====== DATA PROVIDED

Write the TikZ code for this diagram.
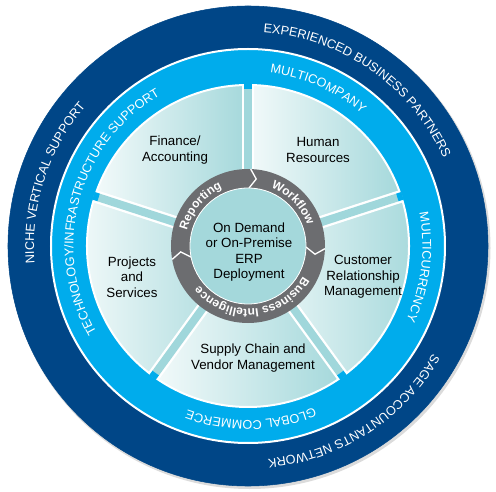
\documentclass[tikz,border=0pt]{standalone}
\usepackage{fontspec}
\setmainfont{Liberation Sans}
\usetikzlibrary{decorations.text}
\definecolor{navy}{RGB}{0,70,135}
\definecolor{skyblue}{RGB}{0,172,236}
\definecolor{bandteal}{RGB}{160,215,219}
\definecolor{segleft}{RGB}{243,250,250}
\definecolor{segright}{RGB}{164,216,219}
\definecolor{hubgray}{RGB}{108,109,112}
\definecolor{hubteal}{RGB}{164,216,219}
\newcommand{\ringfont}{\fontsize{9.5}{11}\selectfont}
\newcommand{\hubfont}{\fontsize{9}{11}\selectfont\bfseries}
\tikzset{
  segtext/.style={align=center,font=\fontsize{10}{11.6}\selectfont,text=black},
  ringlabel/.style={decorate,decoration={text along path,text align=center,
    text color=white,text={|\ringfont|#1}}},
  hublabel/.style={decorate,decoration={text along path,text align=center,
    text color=white,text={|\hubfont|#1}}}
}
\begin{document}
\begin{tikzpicture}[x=0.75pt,y=0.75pt]
\useasboundingbox (-248,-246) rectangle (248,246);
% outer rings
\fill[black!14] (1.5,-2) circle (241);
\draw[navy,fill=navy] (0,0) circle (240);
\draw[white,line width=1.5pt,fill=skyblue] (0,0) circle (197);
\fill[bandteal] (0,0) circle (157);
% five segments
\foreach \a/\b in {90/162,18/90,-54/18,-126/-54,162/234}
  \shade[left color=segleft,right color=segright,draw=white,line width=1.5pt]
    (0,0) -- (\a:161) arc[start angle=\a,end angle=\b,radius=161] -- cycle;
\foreach \t in {90,18,-54,-126,162}{
  \draw[white,line width=9.5pt] (\t:70) -- (\t:161);
  \draw[bandteal,line width=6pt] (\t:70) -- (\t:157);
  \draw[skyblue,line width=6pt] (\t:157) -- (\t:162.5);
}
% hub
\draw[hubgray,line width=14.25pt] (0,0) circle (67.5);
\foreach \t in {88,-2,190}
  \draw[white,line width=1pt] (\t:77) -- (\t-5:67.5) -- (\t+1:58);
\draw[white,line width=0.6pt,fill=hubteal] (0,0) circle (58);
% labels
\node[segtext] (finance) at (-73,96) {Finance/\\Accounting};
\node[segtext] (hr) at (70,96) {Human\\Resources};
\node[segtext] (crm) at (115,-31) {Customer\\Relationship\\Management};
\node[segtext] (projects) at (-116,-31) {Projects\\and\\Services};
\node[segtext] (supply) at (5,-112) {Supply Chain and\\Vendor Management};
\node[segtext] (erp) at (1,-6) {On Demand\\or On-Premise\\ERP\\Deployment};
% ring texts
\path[ringlabel={EXPERIENCED BUSINESS PARTNERS}] (125:214) arc[start angle=125,end angle=-15,radius=214];
\path[ringlabel={NICHE VERTICAL SUPPORT}] (230:214) arc[start angle=230,end angle=94,radius=214];
\path[ringlabel={SAGE ACCOUNTANTS NETWORK}] (10:214) arc[start angle=10,end angle=-125,radius=214];
\path[ringlabel={MULTICOMPANY}] (120:174.5) arc[start angle=120,end angle=12,radius=174.5];
\path[ringlabel={MULTICURRENCY}] (50:174.5) arc[start angle=50,end angle=-64,radius=174.5];
\path[ringlabel={GLOBAL COMMERCE}] (-30:174.5) arc[start angle=-30,end angle=-148,radius=174.5];
\path[ringlabel={TECHNOLOGY/INFRASTRUCTURE SUPPORT}] (240:174.5) arc[start angle=240,end angle=90,radius=174.5];
\path[hublabel={Reporting}] (220:63) arc[start angle=220,end angle=60,radius=63];
\path[hublabel={Workflow}] (124:63) arc[start angle=124,end angle=-36,radius=63];
\path[hublabel={Business Intelligence}] (0:63) arc[start angle=0,end angle=-170,radius=63];
\end{tikzpicture}
\end{document}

============

### TASK
Repeat the material above in full and exactly, omitting the pictures.

### FINISHED TASK
Write the TikZ code for this diagram.
\documentclass[tikz,border=0pt]{standalone}
\usepackage{fontspec}
\setmainfont{Liberation Sans}
\usetikzlibrary{decorations.text}
\definecolor{navy}{RGB}{0,70,135}
\definecolor{skyblue}{RGB}{0,172,236}
\definecolor{bandteal}{RGB}{160,215,219}
\definecolor{segleft}{RGB}{243,250,250}
\definecolor{segright}{RGB}{164,216,219}
\definecolor{hubgray}{RGB}{108,109,112}
\definecolor{hubteal}{RGB}{164,216,219}
\newcommand{\ringfont}{\fontsize{9.5}{11}\selectfont}
\newcommand{\hubfont}{\fontsize{9}{11}\selectfont\bfseries}
\tikzset{
  segtext/.style={align=center,font=\fontsize{10}{11.6}\selectfont,text=black},
  ringlabel/.style={decorate,decoration={text along path,text align=center,
    text color=white,text={|\ringfont|#1}}},
  hublabel/.style={decorate,decoration={text along path,text align=center,
    text color=white,text={|\hubfont|#1}}}
}
\begin{document}
\begin{tikzpicture}[x=0.75pt,y=0.75pt]
\useasboundingbox (-248,-246) rectangle (248,246);
% outer rings
\fill[black!14] (1.5,-2) circle (241);
\draw[navy,fill=navy] (0,0) circle (240);
\draw[white,line width=1.5pt,fill=skyblue] (0,0) circle (197);
\fill[bandteal] (0,0) circle (157);
% five segments
\foreach \a/\b in {90/162,18/90,-54/18,-126/-54,162/234}
  \shade[left color=segleft,right color=segright,draw=white,line width=1.5pt]
    (0,0) -- (\a:161) arc[start angle=\a,end angle=\b,radius=161] -- cycle;
\foreach \t in {90,18,-54,-126,162}{
  \draw[white,line width=9.5pt] (\t:70) -- (\t:161);
  \draw[bandteal,line width=6pt] (\t:70) -- (\t:157);
  \draw[skyblue,line width=6pt] (\t:157) -- (\t:162.5);
}
% hub
\draw[hubgray,line width=14.25pt] (0,0) circle (67.5);
\foreach \t in {88,-2,190}
  \draw[white,line width=1pt] (\t:77) -- (\t-5:67.5) -- (\t+1:58);
\draw[white,line width=0.6pt,fill=hubteal] (0,0) circle (58);
% labels
\node[segtext] (finance) at (-73,96) {Finance/\\Accounting};
\node[segtext] (hr) at (70,96) {Human\\Resources};
\node[segtext] (crm) at (115,-31) {Customer\\Relationship\\Management};
\node[segtext] (projects) at (-116,-31) {Projects\\and\\Services};
\node[segtext] (supply) at (5,-112) {Supply Chain and\\Vendor Management};
\node[segtext] (erp) at (1,-6) {On Demand\\or On-Premise\\ERP\\Deployment};
% ring texts
\path[ringlabel={EXPERIENCED BUSINESS PARTNERS}] (125:214) arc[start angle=125,end angle=-15,radius=214];
\path[ringlabel={NICHE VERTICAL SUPPORT}] (230:214) arc[start angle=230,end angle=94,radius=214];
\path[ringlabel={SAGE ACCOUNTANTS NETWORK}] (10:214) arc[start angle=10,end angle=-125,radius=214];
\path[ringlabel={MULTICOMPANY}] (120:174.5) arc[start angle=120,end angle=12,radius=174.5];
\path[ringlabel={MULTICURRENCY}] (50:174.5) arc[start angle=50,end angle=-64,radius=174.5];
\path[ringlabel={GLOBAL COMMERCE}] (-30:174.5) arc[start angle=-30,end angle=-148,radius=174.5];
\path[ringlabel={TECHNOLOGY/INFRASTRUCTURE SUPPORT}] (240:174.5) arc[start angle=240,end angle=90,radius=174.5];
\path[hublabel={Reporting}] (220:63) arc[start angle=220,end angle=60,radius=63];
\path[hublabel={Workflow}] (124:63) arc[start angle=124,end angle=-36,radius=63];
\path[hublabel={Business Intelligence}] (0:63) arc[start angle=0,end angle=-170,radius=63];
\end{tikzpicture}
\end{document}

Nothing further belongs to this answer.